Given records:

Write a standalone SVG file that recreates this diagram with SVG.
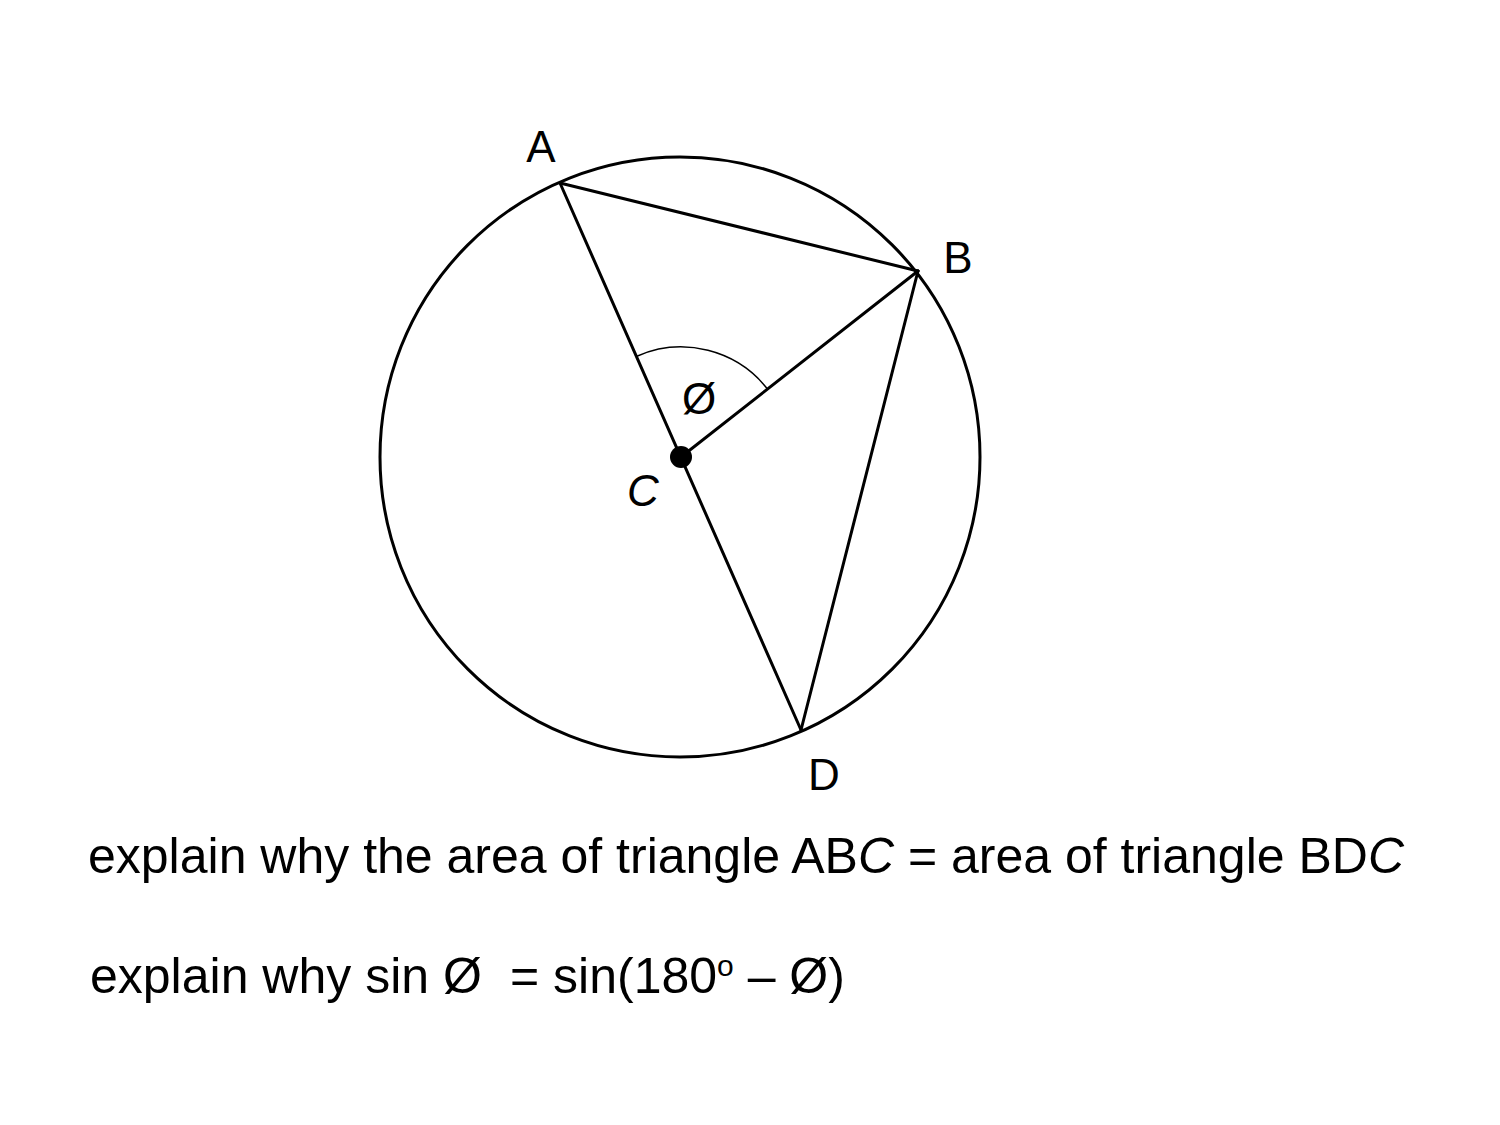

--

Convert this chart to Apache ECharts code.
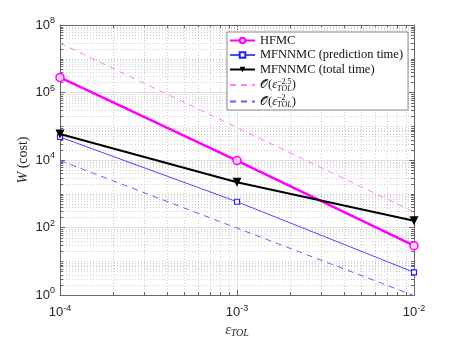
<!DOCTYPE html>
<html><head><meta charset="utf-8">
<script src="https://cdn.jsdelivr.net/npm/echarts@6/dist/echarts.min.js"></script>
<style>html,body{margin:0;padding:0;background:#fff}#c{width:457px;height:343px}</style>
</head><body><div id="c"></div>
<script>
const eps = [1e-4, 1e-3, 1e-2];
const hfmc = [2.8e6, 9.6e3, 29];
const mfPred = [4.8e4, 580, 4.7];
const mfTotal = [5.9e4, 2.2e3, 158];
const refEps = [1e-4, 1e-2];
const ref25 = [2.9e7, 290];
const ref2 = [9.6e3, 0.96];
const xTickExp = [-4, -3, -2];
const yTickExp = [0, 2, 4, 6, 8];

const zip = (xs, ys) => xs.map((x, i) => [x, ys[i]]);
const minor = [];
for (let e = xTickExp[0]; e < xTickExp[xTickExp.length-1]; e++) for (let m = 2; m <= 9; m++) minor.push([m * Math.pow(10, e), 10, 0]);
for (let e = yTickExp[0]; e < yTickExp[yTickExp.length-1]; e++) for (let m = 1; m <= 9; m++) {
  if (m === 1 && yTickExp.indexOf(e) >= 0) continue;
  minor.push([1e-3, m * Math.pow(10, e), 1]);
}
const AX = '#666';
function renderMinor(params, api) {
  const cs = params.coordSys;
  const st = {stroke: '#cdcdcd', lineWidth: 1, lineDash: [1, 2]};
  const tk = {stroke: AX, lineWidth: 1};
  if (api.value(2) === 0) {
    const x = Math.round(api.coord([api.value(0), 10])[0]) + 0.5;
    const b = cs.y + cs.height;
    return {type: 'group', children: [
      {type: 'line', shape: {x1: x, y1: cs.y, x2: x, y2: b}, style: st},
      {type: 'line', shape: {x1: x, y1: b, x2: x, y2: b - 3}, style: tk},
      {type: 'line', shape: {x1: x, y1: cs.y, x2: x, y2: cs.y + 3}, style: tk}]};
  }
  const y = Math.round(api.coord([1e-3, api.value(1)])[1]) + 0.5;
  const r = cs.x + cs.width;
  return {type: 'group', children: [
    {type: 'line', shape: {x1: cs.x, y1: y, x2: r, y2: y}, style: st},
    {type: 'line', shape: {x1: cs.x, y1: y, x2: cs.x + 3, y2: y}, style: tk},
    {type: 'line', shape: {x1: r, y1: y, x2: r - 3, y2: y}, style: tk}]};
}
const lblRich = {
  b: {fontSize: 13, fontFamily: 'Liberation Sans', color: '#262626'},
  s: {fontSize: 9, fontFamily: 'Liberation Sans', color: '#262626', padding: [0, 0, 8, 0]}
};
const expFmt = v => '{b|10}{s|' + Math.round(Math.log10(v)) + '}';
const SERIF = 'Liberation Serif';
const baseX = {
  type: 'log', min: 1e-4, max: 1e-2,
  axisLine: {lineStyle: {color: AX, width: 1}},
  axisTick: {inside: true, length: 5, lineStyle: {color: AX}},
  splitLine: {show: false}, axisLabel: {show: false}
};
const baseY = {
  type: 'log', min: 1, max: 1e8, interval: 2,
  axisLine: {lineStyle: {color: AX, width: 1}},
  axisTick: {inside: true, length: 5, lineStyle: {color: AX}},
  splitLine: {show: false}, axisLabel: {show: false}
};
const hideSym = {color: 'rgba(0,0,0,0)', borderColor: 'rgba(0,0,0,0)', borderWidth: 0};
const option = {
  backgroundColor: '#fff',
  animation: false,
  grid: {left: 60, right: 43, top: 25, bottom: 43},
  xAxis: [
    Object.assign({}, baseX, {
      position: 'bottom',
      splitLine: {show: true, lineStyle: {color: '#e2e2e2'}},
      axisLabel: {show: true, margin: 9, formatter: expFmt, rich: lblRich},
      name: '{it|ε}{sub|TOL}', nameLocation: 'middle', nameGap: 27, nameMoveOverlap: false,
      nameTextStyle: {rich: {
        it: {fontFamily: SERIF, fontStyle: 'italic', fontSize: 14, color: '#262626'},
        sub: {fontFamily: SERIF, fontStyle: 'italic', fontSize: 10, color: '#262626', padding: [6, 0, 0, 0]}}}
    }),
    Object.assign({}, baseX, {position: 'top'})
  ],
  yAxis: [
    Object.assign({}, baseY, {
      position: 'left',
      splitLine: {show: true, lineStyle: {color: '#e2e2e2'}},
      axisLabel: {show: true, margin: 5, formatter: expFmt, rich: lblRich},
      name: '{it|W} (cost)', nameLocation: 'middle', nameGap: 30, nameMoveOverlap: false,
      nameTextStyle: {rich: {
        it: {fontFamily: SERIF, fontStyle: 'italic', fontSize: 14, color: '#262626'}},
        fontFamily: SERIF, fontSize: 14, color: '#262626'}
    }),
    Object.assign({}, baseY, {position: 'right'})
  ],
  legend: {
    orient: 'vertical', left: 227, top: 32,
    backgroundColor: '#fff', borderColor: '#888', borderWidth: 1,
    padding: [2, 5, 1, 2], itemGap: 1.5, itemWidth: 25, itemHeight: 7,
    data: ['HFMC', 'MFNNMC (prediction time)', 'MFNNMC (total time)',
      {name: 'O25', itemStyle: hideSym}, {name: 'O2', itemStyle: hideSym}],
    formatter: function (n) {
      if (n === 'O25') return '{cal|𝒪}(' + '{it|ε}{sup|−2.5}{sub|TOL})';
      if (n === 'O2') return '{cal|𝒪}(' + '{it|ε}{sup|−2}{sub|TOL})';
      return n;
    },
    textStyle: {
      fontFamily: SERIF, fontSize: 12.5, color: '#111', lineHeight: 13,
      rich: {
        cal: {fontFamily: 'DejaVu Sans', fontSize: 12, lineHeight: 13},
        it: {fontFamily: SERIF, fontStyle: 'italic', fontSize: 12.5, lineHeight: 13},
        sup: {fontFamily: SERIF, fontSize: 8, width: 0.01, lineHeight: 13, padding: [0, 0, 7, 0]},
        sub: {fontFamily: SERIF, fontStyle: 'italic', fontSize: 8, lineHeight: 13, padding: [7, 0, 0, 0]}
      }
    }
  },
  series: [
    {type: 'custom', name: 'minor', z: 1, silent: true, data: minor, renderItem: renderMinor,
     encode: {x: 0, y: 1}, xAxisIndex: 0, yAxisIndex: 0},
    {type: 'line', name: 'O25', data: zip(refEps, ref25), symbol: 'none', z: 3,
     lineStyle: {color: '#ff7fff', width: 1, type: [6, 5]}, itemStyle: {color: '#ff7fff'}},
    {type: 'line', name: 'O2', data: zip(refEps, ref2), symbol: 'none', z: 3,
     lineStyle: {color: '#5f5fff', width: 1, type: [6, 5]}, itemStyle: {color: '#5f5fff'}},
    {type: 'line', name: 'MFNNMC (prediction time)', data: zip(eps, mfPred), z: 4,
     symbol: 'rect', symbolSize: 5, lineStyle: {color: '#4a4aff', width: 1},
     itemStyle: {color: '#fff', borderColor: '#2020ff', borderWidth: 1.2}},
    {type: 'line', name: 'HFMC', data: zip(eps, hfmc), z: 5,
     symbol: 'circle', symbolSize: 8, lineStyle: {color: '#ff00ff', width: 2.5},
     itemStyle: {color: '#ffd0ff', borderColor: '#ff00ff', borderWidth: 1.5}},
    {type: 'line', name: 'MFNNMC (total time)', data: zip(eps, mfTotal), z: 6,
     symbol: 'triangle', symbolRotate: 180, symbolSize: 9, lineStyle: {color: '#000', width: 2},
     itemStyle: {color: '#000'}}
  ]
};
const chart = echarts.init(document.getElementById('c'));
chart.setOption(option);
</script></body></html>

...

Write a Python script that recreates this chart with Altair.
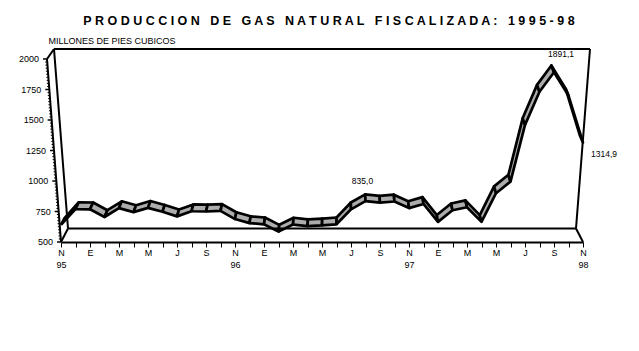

Given request:
Extract from the material above the stretch running from the line containing "Convert this chart to Apache ECharts code." through the line containing "const yTickExp = [0, 2, 4, 6, 8];". Keep the text exact and the pictures out.

Solution for this problem:
Convert this chart to Apache ECharts code.
<!DOCTYPE html>
<html><head><meta charset="utf-8">
<script src="https://cdn.jsdelivr.net/npm/echarts@6/dist/echarts.min.js"></script>
<style>html,body{margin:0;padding:0;background:#fff}#c{width:457px;height:343px}</style>
</head><body><div id="c"></div>
<script>
const eps = [1e-4, 1e-3, 1e-2];
const hfmc = [2.8e6, 9.6e3, 29];
const mfPred = [4.8e4, 580, 4.7];
const mfTotal = [5.9e4, 2.2e3, 158];
const refEps = [1e-4, 1e-2];
const ref25 = [2.9e7, 290];
const ref2 = [9.6e3, 0.96];
const xTickExp = [-4, -3, -2];
const yTickExp = [0, 2, 4, 6, 8];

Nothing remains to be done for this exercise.